Tuesday, April 2, 2013
My Inner Figure is a Size 2
Having a baby is interesting because to some extent, you have the opportunity to decide how to reshape your body. Of course, baby or not, people always have this opportunity, but when you have a baby, the task becomes quite a bit more obvious. I think that so much of it is making your external appearance reflect who you feel that you are inside. There are so many different sizes and shapes of women that are beautiful. And different people find different things attractive. Sure, you can see on TV/movies what is "in" and how the so-called ideal woman's figure has changed over the years, but not everyone SHOULD look the same. We all have different heights, different boob and hip sizes, different attributes, etc. I consider myself lucky to have had the opportunity to be pregnant twice and experience some serious extremes. For example, going from an A cup to a D. Wowza!!! Going from being a super skinny size 0 to gaining 65 lbs and having curves in every place you can imagine. I know women who have a baby and realize they LOVE being curvier and try to stay that way.
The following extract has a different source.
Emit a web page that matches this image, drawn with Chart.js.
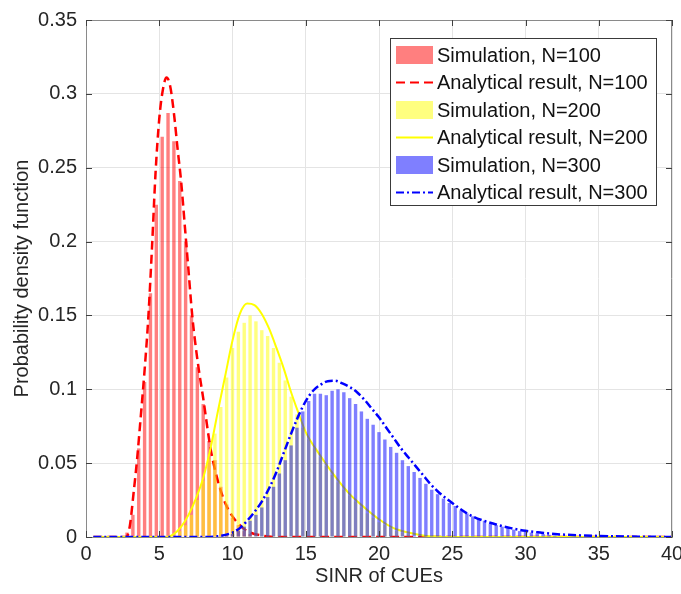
<!DOCTYPE html>
<html>
<head>
<meta charset="utf-8">
<script src="https://cdn.jsdelivr.net/npm/chart.js@4.4.1/dist/chart.umd.min.js"></script>
<style>
  html, body { margin: 0; padding: 0; background: #fff; }
  #wrap { width: 681px; height: 594px; }
</style>
</head>
<body>
<div id="wrap"><canvas id="pdfChart" width="681" height="594"></canvas></div>
<script>
// histogram bins (bin centres) and simulated pdf values
const simX100 = [2.8, 3.2, 3.6, 4.0, 4.4, 4.8, 5.2, 5.6, 6.0, 6.4, 6.8, 7.2, 7.6, 8.0, 8.4, 8.8, 9.2, 9.6, 10.0, 10.4, 10.8, 11.2];
const simY100 = [0.003, 0.015, 0.06, 0.105, 0.165, 0.225, 0.271, 0.287, 0.268, 0.241, 0.2, 0.15, 0.115, 0.09, 0.065, 0.052, 0.034, 0.022, 0.013, 0.008, 0.004, 0.002];

const simX200 = [6.0, 6.4, 6.8, 7.2, 7.6, 8.0, 8.4, 8.8, 9.2, 9.6, 10.0, 10.4, 10.8, 11.2, 11.6, 12.0, 12.4, 12.8, 13.2, 13.6, 14.0, 14.4, 14.8, 15.2, 15.6, 16.0, 16.4, 16.8, 17.2, 17.6, 18.0, 18.4, 18.8, 19.2, 19.6, 20.0, 20.4, 20.8, 21.2, 21.6, 22.0];
const simY200 = [0.001, 0.004, 0.008, 0.015, 0.025, 0.038, 0.053, 0.07, 0.088, 0.108, 0.128, 0.139, 0.145, 0.15, 0.146, 0.14, 0.136, 0.128, 0.118, 0.106, 0.095, 0.083, 0.074, 0.066, 0.06, 0.054, 0.048, 0.042, 0.037, 0.032, 0.028, 0.024, 0.02, 0.016, 0.013, 0.01, 0.008, 0.006, 0.004, 0.003, 0.002];

const simX300 = [9.2, 9.6, 10.0, 10.4, 10.8, 11.2, 11.6, 12.0, 12.4, 12.8, 13.2, 13.6, 14.0, 14.4, 14.8, 15.2, 15.6, 16.0, 16.4, 16.8, 17.2, 17.6, 18.0, 18.4, 18.8, 19.2, 19.6, 20.0, 20.4, 20.8, 21.2, 21.6, 22.0, 22.4, 22.8, 23.2, 23.6, 24.0, 24.4, 24.8, 25.2, 25.6, 26.0, 26.4, 26.8, 27.2, 27.6, 28.0, 28.4, 28.8, 29.2, 29.6, 30.0, 30.4, 30.8, 31.2, 31.6, 32.0];
const simY300 = [0.0005, 0.001, 0.002, 0.004, 0.007, 0.011, 0.015, 0.02, 0.027, 0.034, 0.043, 0.052, 0.062, 0.074, 0.085, 0.092, 0.097, 0.097, 0.096, 0.099, 0.1, 0.098, 0.094, 0.09, 0.085, 0.08, 0.076, 0.071, 0.066, 0.061, 0.057, 0.052, 0.048, 0.044, 0.04, 0.036, 0.032, 0.029, 0.026, 0.023, 0.021, 0.018, 0.016, 0.014, 0.012, 0.011, 0.009, 0.008, 0.007, 0.006, 0.005, 0.004, 0.0035, 0.003, 0.0025, 0.002, 0.0015, 0.001];

// analytical pdf curves
const anaX100 = [0.5, 2.5, 2.75, 3.0, 3.25, 3.5, 3.75, 4.0, 4.25, 4.5, 4.75, 5.0, 5.25, 5.5, 5.75, 6.0, 6.25, 6.5, 6.75, 7.0, 7.25, 7.5, 7.75, 8.0, 8.5, 9.0, 9.5, 10.0, 10.5, 11.0, 12.0, 13.0, 40.0];
const anaY100 = [0, 0, 0, 0.008, 0.03, 0.054, 0.083, 0.113, 0.148, 0.195, 0.247, 0.283, 0.303, 0.311, 0.305, 0.287, 0.263, 0.24, 0.21, 0.18, 0.15, 0.128, 0.11, 0.094, 0.06, 0.038, 0.023, 0.014, 0.008, 0.004, 0.001, 0, 0];

const anaX200 = [0.5, 5.5, 6.0, 6.5, 7.0, 7.5, 8.0, 8.5, 9.0, 9.5, 10.0, 10.5, 11.0, 11.5, 12.0, 12.5, 13.0, 13.5, 14.0, 14.5, 15.0, 16.0, 17.0, 18.0, 19.0, 20.0, 21.0, 22.0, 23.0, 25.0, 40.0];
const anaY200 = [0, 0, 0.002, 0.007, 0.015, 0.026, 0.04, 0.06, 0.085, 0.109, 0.133, 0.151, 0.158, 0.157, 0.151, 0.141, 0.128, 0.114, 0.098, 0.084, 0.071, 0.055, 0.041, 0.029, 0.02, 0.012, 0.006, 0.003, 0.001, 0, 0];

const anaX300 = [0.5, 8.0, 9.0, 10.0, 10.5, 11.0, 11.5, 12.0, 12.5, 13.0, 13.5, 14.0, 14.5, 15.0, 15.5, 16.0, 16.5, 17.0, 17.5, 18.0, 18.5, 19.0, 19.5, 20.0, 20.5, 21.0, 21.5, 22.0, 22.5, 23.0, 23.5, 24.0, 25.0, 26.0, 27.0, 28.0, 29.0, 30.0, 31.0, 32.0, 34.0, 36.0, 38.0, 40.0];
const anaY300 = [0, 0, 0.0005, 0.003, 0.006, 0.011, 0.017, 0.024, 0.033, 0.044, 0.057, 0.07, 0.082, 0.092, 0.099, 0.103, 0.1055, 0.1058, 0.104, 0.1015, 0.098, 0.093, 0.087, 0.081, 0.074, 0.067, 0.06, 0.054, 0.048, 0.042, 0.036, 0.031, 0.023, 0.016, 0.0115, 0.0085, 0.006, 0.0042, 0.003, 0.002, 0.001, 0.0005, 0.0002, 0];

const xTicks = [0, 5, 10, 15, 20, 25, 30, 35, 40];
const yTicks = [0, 0.05, 0.1, 0.15, 0.2, 0.25, 0.3, 0.35];

const pts = (xs, ys) => xs.map((x, i) => ({ x: x, y: ys[i] }));

const textColor = '#262626';
const fontFamily = "'Liberation Sans', Arial, sans-serif";

// box around the axes, inward ticks and the legend
const matlabAxes = {
  id: 'matlabAxes',
  afterDraw(chart) {
    const ctx = chart.ctx;
    const a = chart.chartArea;
    const xs = chart.scales.x, ys = chart.scales.y;
    ctx.save();
    ctx.strokeStyle = '#8a8a8a';
    ctx.lineWidth = 1;
    ctx.beginPath();
    ctx.moveTo(a.left + 0.5, a.bottom);
    ctx.lineTo(a.left + 0.5, a.top + 0.5);
    ctx.lineTo(a.right - 0.5, a.top + 0.5);
    ctx.lineTo(a.right - 0.5, a.bottom);
    ctx.stroke();
    ctx.strokeStyle = '#404040';
    ctx.beginPath();
    xTicks.forEach(v => {
      const px = Math.round(xs.getPixelForValue(v)) + 0.5;
      ctx.moveTo(px, a.bottom); ctx.lineTo(px, a.bottom - 6);
      ctx.moveTo(px, a.top); ctx.lineTo(px, a.top + 6);
    });
    yTicks.forEach(v => {
      const py = Math.round(ys.getPixelForValue(v)) + 0.5;
      ctx.moveTo(a.left, py); ctx.lineTo(a.left + 6, py);
      ctx.moveTo(a.right, py); ctx.lineTo(a.right - 6, py);
    });
    ctx.stroke();

    // legend
    const lx = 390, ly = 38, lw = 266, lh = 167;
    ctx.fillStyle = '#ffffff';
    ctx.fillRect(lx, ly, lw, lh);
    ctx.strokeStyle = '#3a3a3a';
    ctx.strokeRect(lx + 0.5, ly + 0.5, lw, lh);
    ctx.font = '20px ' + fontFamily;
    ctx.textBaseline = 'middle';
    chart.data.datasets.forEach((ds, i) => {
      const cy = ly + 17 + i * 27.5;
      if (ds.type === 'bar') {
        ctx.fillStyle = ds.backgroundColor;
        ctx.fillRect(lx + 6, cy - 9, 37, 18);
      } else {
        ctx.strokeStyle = ds.borderColor;
        ctx.lineWidth = 2;
        ctx.setLineDash(ds.borderDash || []);
        ctx.beginPath();
        ctx.moveTo(lx + 6, cy);
        ctx.lineTo(lx + 43, cy);
        ctx.stroke();
        ctx.setLineDash([]);
      }
      ctx.fillStyle = '#111';
      ctx.fillText(ds.label, lx + 47, cy + 1);
    });
    ctx.restore();
  }
};

const barStyle = { type: 'bar', grouped: false, categoryPercentage: 1, barPercentage: 0.58, borderWidth: 0 };
const lineStyle = { type: 'line', pointRadius: 0, cubicInterpolationMode: 'monotone', borderWidth: 2.5, fill: false };

new Chart(document.getElementById('pdfChart'), {
  type: 'bar',
  data: {
    datasets: [
      Object.assign({}, barStyle, { label: 'Simulation, N=100', data: pts(simX100, simY100), backgroundColor: 'rgba(255,0,0,0.5)', order: 6 }),
      Object.assign({}, lineStyle, { label: 'Analytical result, N=100', data: pts(anaX100, anaY100), borderColor: '#ff0000', borderDash: [9, 5], order: 5 }),
      Object.assign({}, barStyle, { label: 'Simulation, N=200', data: pts(simX200, simY200), backgroundColor: 'rgba(255,255,0,0.5)', order: 4 }),
      Object.assign({}, lineStyle, { label: 'Analytical result, N=200', data: pts(anaX200, anaY200), borderColor: '#ffff00', borderWidth: 2, order: 3 }),
      Object.assign({}, barStyle, { label: 'Simulation, N=300', data: pts(simX300, simY300), backgroundColor: 'rgba(0,0,255,0.5)', order: 2 }),
      Object.assign({}, lineStyle, { label: 'Analytical result, N=300', data: pts(anaX300, anaY300), borderColor: '#0000ff', borderDash: [8, 3, 2, 3], order: 1 })
    ]
  },
  options: {
    responsive: false,
    animation: false,
    devicePixelRatio: 1,
    layout: { padding: { top: 20, right: 9, left: 0, bottom: 0 } },
    plugins: { legend: { display: false }, tooltip: { enabled: false } },
    scales: {
      x: {
        type: 'linear', min: 0, max: 40, offset: false,
        afterBuildTicks: s => { s.ticks = xTicks.map(v => ({ value: v })); },
        afterFit: s => { s.height = 57; s.paddingLeft = 0; s.paddingRight = 0; },
        grid: { color: '#e4e4e4', drawTicks: false, offset: false },
        border: { color: '#8a8a8a' },
        ticks: { color: textColor, font: { size: 20, family: fontFamily }, padding: 5, maxRotation: 0, autoSkip: false },
        title: { display: true, text: 'SINR of CUEs', color: textColor, font: { size: 20, family: fontFamily }, padding: { top: 0, bottom: 6 } }
      },
      y: {
        type: 'linear', min: 0, max: 0.35,
        afterBuildTicks: s => { s.ticks = yTicks.map(v => ({ value: v })); },
        afterFit: s => { s.width = 86; s.paddingTop = 0; s.paddingBottom = 0; },
        grid: { color: '#e4e4e4', drawTicks: false },
        border: { color: '#8a8a8a' },
        ticks: { color: textColor, font: { size: 20, family: fontFamily }, padding: 9, callback: v => String(+v.toFixed(2)) },
        title: { display: true, text: 'Probability density function', color: textColor, font: { size: 20, family: fontFamily }, padding: { top: 10, bottom: 0 } }
      }
    }
  },
  plugins: [matlabAxes]
});
</script>
</body>
</html>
It is all about how you feel your body was meant to be shaped and what makes you confident and happy. I naturally have hips. Always have. So no matter how skinny I get, I will always have an hourglass figure. However, by nature I am small-chested and only 5'2". I have thought about this a lot lately, and I am most confident as a size 2. Being very curvy, as I have been and continue to be even now, drives me CRAZY, to be honest. It's not that I think it's unattractive. It's just not me. And it scares me when I see it in the mirror because I feel like I am in someone else's body and the kind of clothes I want to wear look weird. I like being small. I like being petite and able to fit in tiny spaces. I have been a size 0 and looked skeletal, so I think that is too small, especially with my hips, so I don't believe that "skinnier-is-better". Anyway, my point here is that I am realizing there is so much more to this process than simply losing the weight that was gained during pregnancy. It's about finding yourself and reflecting it on the outside. Which for me is: Size 2, curvy hips, toned body, ridiculously pale (I don't have any interest in tanning), and long hair. :) That's what the little cartoon character of myself looks like in my head. I just need to make the mirror reflect the same. Maybe this is what turning 30 is all about? Took me this long to figure out who I am.